11. The evaluation focuses on the following questions:

  • In the view of country authorities, what does it mean for the Fund to be a trusted advisor?
  • Do the Fund’s formal vehicles (surveillance, UFR, technical assistance, etc.) provide an environment conducive to the trusted advisor role? Do country authorities initiate requests for economic policy advice, and if so, in which policy areas?
  • Has the Fund been effective as a trusted advisor? Have authorities’ perceptions of the Fund as a trusted advisor changed since the onset of the global crisis?
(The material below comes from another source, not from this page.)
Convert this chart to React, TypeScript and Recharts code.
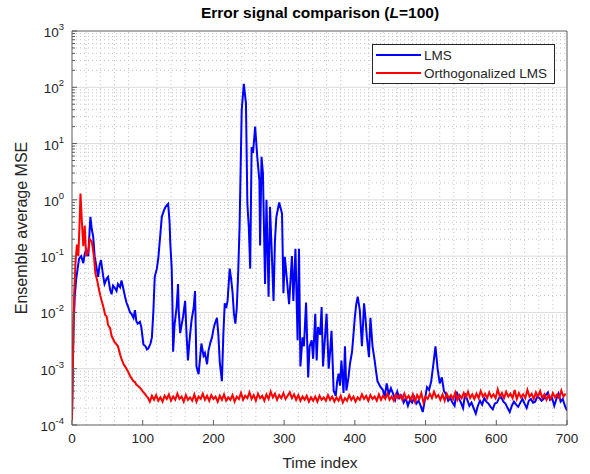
import React from 'react'
import { LineChart, Line, XAxis, YAxis, ReferenceLine } from 'recharts'

const W = 590
const H = 474
const AXIS = '#5c5c5c'
const TXT = '#262626'
const FONT = '"Liberation Sans", Arial, Helvetica, sans-serif'

// LMS: [time index, ensemble average MSE] up to t=440
const lmsPoints: [number, number][] = [
  [0, 1.5e-4], [2, 5e-3], [4, 0.02], [6, 0.04], [8, 0.06], [10, 0.09], [13, 0.1], [16, 0.075],
  [18, 0.11], [20, 0.13], [23, 0.1], [25, 0.3], [26, 0.5], [28, 0.3], [30, 0.22], [32, 0.1],
  [35, 0.06], [37, 0.043], [39, 0.07], [41, 0.085], [44, 0.045], [46, 0.032], [49, 0.04], [51, 0.043],
  [54, 0.025], [56, 0.021], [58, 0.03], [60, 0.028], [63, 0.024], [65, 0.032], [68, 0.028], [70, 0.037],
  [73, 0.025], [75, 0.019], [77, 0.015], [79, 0.013], [82, 0.01], [84, 0.0095], [87, 0.008], [89, 0.011],
  [91, 0.007], [93, 0.0063], [96, 0.0068], [98, 0.0055], [101, 0.0027], [104, 0.0025], [106, 0.0022],
  [108, 0.0023], [111, 0.0028], [113, 0.0036], [115, 0.01], [117, 0.043], [120, 0.06], [122, 0.09],
  [125, 0.25], [127, 0.5], [130, 0.65], [132, 0.74], [134, 0.8], [136, 0.85], [138, 0.4], [139, 0.17],
  [141, 0.06], [142, 0.015], [143, 0.002], [145, 0.006], [148, 0.0126], [150, 0.032], [151, 0.01],
  [153, 0.0043], [155, 0.006], [157, 0.0083], [160, 0.016], [162, 0.004], [164, 0.0014], [166, 0.003],
  [169, 0.0072], [172, 0.012], [174, 0.024], [176, 0.0011], [179, 0.0008], [181, 0.0015], [183, 0.0028],
  [186, 0.0017], [188, 0.0019], [191, 0.0012], [193, 0.0021], [196, 0.003], [198, 0.0036], [200, 0.005],
  [202, 0.0063], [205, 0.008], [207, 0.004], [209, 0.0013], [212, 0.0006], [214, 0.004], [216, 0.0145],
  [218, 0.012], [220, 0.016], [223, 0.06], [225, 0.04], [227, 0.023], [229, 0.0095], [231, 0.0063],
  [233, 0.012], [235, 0.05], [237, 0.35], [240, 40], [243, 115], [246, 52], [248, 0.85], [250, 0.33],
  [252, 0.06], [254, 8.7], [256, 6.8], [259, 20], [262, 5.8], [265, 2.2], [266, 0.155], [268, 5.8],
  [270, 3], [273, 0.032], [275, 1], [278, 0.019], [280, 0.75], [282, 0.17], [285, 0.016], [287, 0.19],
  [289, 0.5], [293, 0.9], [297, 0.57], [299, 0.022], [301, 0.097], [304, 0.037], [307, 0.014], [311, 0.1],
  [313, 0.016], [316, 0.135], [319, 0.0032], [321, 0.135], [323, 0.0011], [326, 0.0036], [328, 0.0025],
  [331, 0.015], [334, 0.0007], [336, 0.0025], [339, 0.0032], [341, 0.0015], [344, 0.0095], [346, 0.0014],
  [348, 0.0055], [351, 0.004], [353, 0.0125], [355, 0.0011], [358, 0.004], [360, 0.0095], [363, 0.001],
  [365, 0.002], [367, 0.0047], [370, 0.00041], [373, 0.00033], [375, 0.0006], [377, 0.00082], [379, 0.0005],
  [381, 0.0014], [384, 0.00037], [386, 0.0025], [388, 0.00041], [391, 0.0007], [393, 0.0012], [396, 0.002],
  [398, 0.004], [400, 0.0083], [402, 0.014], [404, 0.019], [407, 0.011], [410, 0.0025], [413, 0.0145],
  [415, 0.008], [417, 0.0036], [420, 0.0016], [422, 0.008], [425, 0.0025], [428, 0.0014], [430, 0.0009],
  [432, 0.0006], [436, 0.00048], [440, 0.00041],
]

// LMS steady-state samples (units of 1e-4), every 3rd index from t=442 to t=700
const lmsTailStart = 442
const lmsTailStep = 3
const lmsTailE4 = [
  3.0, 5.5, 3.5, 4.5, 3.6, 2.8, 3.9, 3.0, 3.3, 2.5,
  3.0, 2.2, 2.8, 2.5, 3.1, 2.4, 2.7, 2.2, 1.7, 2.8,
  4.7, 4.2, 6.0, 12, 25, 10, 5.5, 7.0, 4.0, 3.5,
  2.7, 3.0, 2.5, 2.2, 3.9, 3.0, 2.5, 2.0, 3.6, 2.8,
  2.2, 2.5, 2.0, 1.6, 2.2, 2.7, 2.3, 3.0, 2.6, 2.4,
  2.1, 1.9, 2.4, 2.5, 3.0, 3.1, 2.6, 2.4, 2.0, 1.7,
  2.2, 2.6, 2.3, 2.1, 2.5, 2.9, 2.4, 2.0, 2.7, 2.9,
  2.5, 2.6, 3.2, 3.0, 2.7, 2.9, 3.4, 3.8, 2.8, 3.0,
  2.2, 2.9, 3.6, 2.6, 2.9, 2.2, 1.8,
]

// Orthogonalized LMS: [time index, MSE] during convergence
const orthPoints: [number, number][] = [
  [0, 1.2e-4], [2, 0.004], [3, 0.02], [5, 0.08], [7, 0.16], [9, 0.1], [11, 0.5], [12, 1.3], [14, 0.4],
  [16, 0.15], [18, 0.35], [20, 0.1], [23, 0.12], [25, 0.2], [28, 0.18], [31, 0.1], [33, 0.05],
  [36, 0.035], [38, 0.026], [40, 0.02], [42, 0.016], [44, 0.013], [47, 0.009], [49, 0.0085], [51, 0.006],
  [54, 0.0052], [56, 0.0038], [58, 0.0034], [60, 0.003], [63, 0.0027], [65, 0.0025], [68, 0.0018],
  [70, 0.0015], [73, 0.0012], [75, 0.0011], [77, 0.001], [79, 0.0009], [82, 0.00075], [84, 0.00068],
  [87, 0.0006], [89, 0.00058], [91, 0.00052], [93, 0.0005], [96, 0.00046], [98, 0.00043], [101, 0.00038],
  [103, 0.00036], [105, 0.00033], [107, 0.00031],
]

// Orthogonalized LMS steady state (units of 1e-4), every 3rd index from t=110
const orthTailStart = 110
const orthTailStep = 3
const orthTailE4 = [
  2.6, 3.3, 2.8, 3.4, 2.7, 3.1, 2.6, 3.3, 2.9, 3.5,
  2.7, 3.2, 2.8, 3.6, 2.9, 3.2, 2.6, 3.4, 2.8, 3.1,
  2.7, 3.5, 2.6, 3.2, 2.9, 3.6, 2.8, 3.3, 2.7, 3.4,
  2.9, 3.2, 2.6, 3.3, 2.8, 3.5, 2.7, 3.1, 2.8, 3.4,
  2.6, 3.2, 2.9, 3.7, 2.8, 3.3, 3.0, 3.8, 2.9, 3.4,
  2.7, 3.6, 3.0, 3.3, 2.7, 3.5, 2.9, 3.9, 3.1, 3.6,
  2.8, 3.4, 3.0, 3.7, 2.9, 3.3, 3.8, 3.0, 3.5, 2.8,
  3.4, 2.7, 3.2, 2.8, 3.3, 2.6, 3.1, 2.7, 3.2, 2.6,
  3.3, 2.8, 3.1, 2.7, 3.4, 2.8, 3.2, 2.6, 3.1, 2.7,
  3.3, 2.5, 3.0, 2.7, 3.4, 2.8, 3.2, 2.6, 3.1, 2.8,
  3.5, 2.9, 3.3, 2.7, 3.4, 2.9, 3.2, 2.7, 3.5, 2.8,
  3.3, 2.9, 3.6, 2.8, 3.2, 2.7, 3.5, 3.0, 3.4, 2.8,
  3.6, 2.9, 3.3, 2.8, 3.5, 2.6, 3.4, 2.9, 3.7, 2.5,
  3.2, 2.9, 3.6, 3.0, 3.9, 3.1, 3.4, 2.8, 3.5, 2.7,
  3.6, 3.0, 3.4, 2.9, 3.8, 2.8, 3.4, 3.0, 3.7, 3.1,
  3.9, 3.0, 3.5, 2.9, 3.6, 3.0, 4.0, 3.2, 3.6, 3.0,
  3.8, 3.1, 3.5, 3.0, 4.3, 3.2, 3.7, 3.0, 3.9, 3.2,
  3.6, 3.0, 4.2, 2.9, 3.7, 3.1, 3.5, 3.0, 4.2, 3.2,
  3.6, 2.9, 3.8, 3.2, 4.0, 3.0, 3.5, 2.8, 3.4, 2.9,
  3.7, 3.1, 3.5, 3.0, 4.1, 3.2, 3.6,
]

const xTicks = [0, 100, 200, 300, 400, 500, 600, 700]
const yDecades = [1e-4, 1e-3, 1e-2, 1e-1, 1e0, 1e1, 1e2, 1e3]
const minorSteps = [2, 3, 4, 5, 6, 7, 8, 9]

const yMinor = yDecades.slice(0, -1).flatMap(d => minorSteps.map(m => m * d))
const yAllTicks = [...yDecades, ...yMinor].sort((a, b) => a - b)
const xMinor = Array.from({ length: 34 }, (_, i) => (i + 1) * 20).filter(v => v % 100 !== 0)

const lmsData = [
  ...lmsPoints.map(([t, v]) => ({ t, v })),
  ...lmsTailE4.map((v, i) => ({ t: lmsTailStart + i * lmsTailStep, v: v * 1e-4 })),
]
const orthData = [
  ...orthPoints.map(([t, v]) => ({ t, v })),
  ...orthTailE4.map((v, i) => ({ t: orthTailStart + i * orthTailStep, v: v * 1e-4 })),
]

const isDecade = (v: number) => Math.abs(Math.log10(v) - Math.round(Math.log10(v))) < 1e-6

function BottomTick({ x, y, payload }: any) {
  return (
    <g>
      <line x1={x} x2={x} y1={y} y2={y - 5} stroke={AXIS} />
      <text x={x} y={y + 18} textAnchor="middle" fontSize={13.5} fill={TXT} fontFamily={FONT}>
        {payload.value}
      </text>
    </g>
  )
}

function TopTick({ x, y }: any) {
  return <line x1={x} x2={x} y1={y} y2={y + 5} stroke={AXIS} />
}

function LeftTick({ x, y, payload }: any) {
  const v = payload.value
  const major = isDecade(v)
  return (
    <g>
      <line x1={x} x2={x + (major ? 5 : 3)} y1={y} y2={y} stroke={AXIS} />
      {major && (
        <text x={x - 8} y={y + 6} textAnchor="end" fontSize={13.5} fill={TXT} fontFamily={FONT}>
          10
          <tspan dy={-7} fontSize={9.5}>{Math.round(Math.log10(v))}</tspan>
        </text>
      )}
    </g>
  )
}

function RightTick({ x, y, payload }: any) {
  const major = isDecade(payload.value)
  return <line x1={x} x2={x - (major ? 5 : 3)} y1={y} y2={y} stroke={AXIS} />
}

export default function App() {
  return (
    <div style={{ position: 'absolute', left: 0, top: 0, width: W, height: H, background: '#fff', fontFamily: FONT }}>
      <LineChart width={W} height={H} margin={{ top: 30, right: 22, bottom: 19, left: 12 }}>
        <XAxis
          dataKey="t"
          type="number"
          domain={[0, 700]}
          ticks={xTicks}
          interval={0}
          allowDataOverflow
          height={30}
          tickSize={0}
          tickMargin={0}
          tick={BottomTick}
          axisLine={{ stroke: AXIS }}
        />
        <XAxis
          xAxisId="top"
          orientation="top"
          dataKey="t"
          type="number"
          domain={[0, 700]}
          ticks={xTicks}
          interval={0}
          height={1}
          tickSize={0}
          tickMargin={0}
          tick={TopTick}
          axisLine={{ stroke: AXIS }}
        />
        <YAxis
          scale="log"
          type="number"
          domain={[1e-4, 1e3]}
          ticks={yAllTicks}
          interval={0}
          allowDataOverflow
          width={60}
          tickSize={0}
          tickMargin={0}
          tick={LeftTick}
          axisLine={{ stroke: AXIS }}
        />
        <YAxis
          yAxisId="r"
          orientation="right"
          scale="log"
          type="number"
          domain={[1e-4, 1e3]}
          ticks={yAllTicks}
          interval={0}
          width={1}
          tickSize={0}
          tickMargin={0}
          tick={RightTick}
          axisLine={{ stroke: AXIS }}
        />
        {xMinor.map(v => (
          <ReferenceLine key={`xm${v}`} x={v} stroke="#c4c4c4" strokeDasharray="1 3" />
        ))}
        {yMinor.map(v => (
          <ReferenceLine key={`ym${v}`} y={v} stroke="#c4c4c4" strokeDasharray="1 3" />
        ))}
        {yDecades.slice(1, -1).map(v => (
          <ReferenceLine key={`yM${v}`} y={v} stroke="#dcdcdc" />
        ))}
        <Line data={lmsData} dataKey="v" stroke="#0000ff" strokeWidth={2} dot={false} isAnimationActive={false} />
        <Line data={orthData} dataKey="v" stroke="#ff0000" strokeWidth={2} dot={false} isAnimationActive={false} />
      </LineChart>
      <svg width={W} height={H} style={{ position: 'absolute', left: 0, top: 0, pointerEvents: 'none' }}>
        <text x={320} y={18} textAnchor="middle" fontSize={15.5} fontWeight="bold" fill="#000" fontFamily={FONT}>
          Error signal comparison (<tspan fontStyle="italic">L</tspan>=100)
        </text>
        <text x={320} y={468} textAnchor="middle" fontSize={15.5} fill={TXT} fontFamily={FONT}>
          Time index
        </text>
        <text
          x={0}
          y={0}
          transform="translate(27 228) rotate(-90)"
          textAnchor="middle"
          fontSize={16}
          fill={TXT}
          fontFamily={FONT}
        >
          Ensemble average MSE
        </text>
        <rect x={372.5} y={44.5} width={182} height={39} fill="#fff" stroke={TXT} />
        <line x1={376} x2={421} y1={55} y2={55} stroke="#0000ff" strokeWidth={2} />
        <line x1={376} x2={421} y1={73} y2={73} stroke="#ff0000" strokeWidth={2} />
        <text x={424} y={59.5} fontSize={13.5} fill={TXT} fontFamily={FONT}>LMS</text>
        <text x={424} y={77.5} fontSize={13.5} fill={TXT} fontFamily={FONT}>Orthogonalized LMS</text>
      </svg>
    </div>
  )
}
12. The main evidence for the evaluation comes from interviews and surveys:

  • Semi-structured interviews of current and former country authorities—almost 400 interviews from more than 50 countries representative of the Fund membership (as detailed in Annex 2).
  • Semi-structured interviews of selected mission chiefs, resident representatives, senior staff, Management, and members of the Executive Board.
  • A survey of country authorities, covering the entire Fund membership.6 Responses were received from 137 countries (72 percent of the membership).7
  • Surveys of IMF mission chiefs (including for surveillance, UFR, technical assistance, and Financial Sector Assessment Program (FSAP) missions) and resident representatives during the period of study.

13. The evaluation also uses documentary evidence from supporting background studies and draws on the relevant findings of previous IEO evaluations (see Reichmann, 2012a), reviews by IMF staff—including recent Triennial Surveillance Reviews (TSRs) and Transparency Policy Reviews—and some opinion surveys by the External Relations Department, as detailed in Annex 1.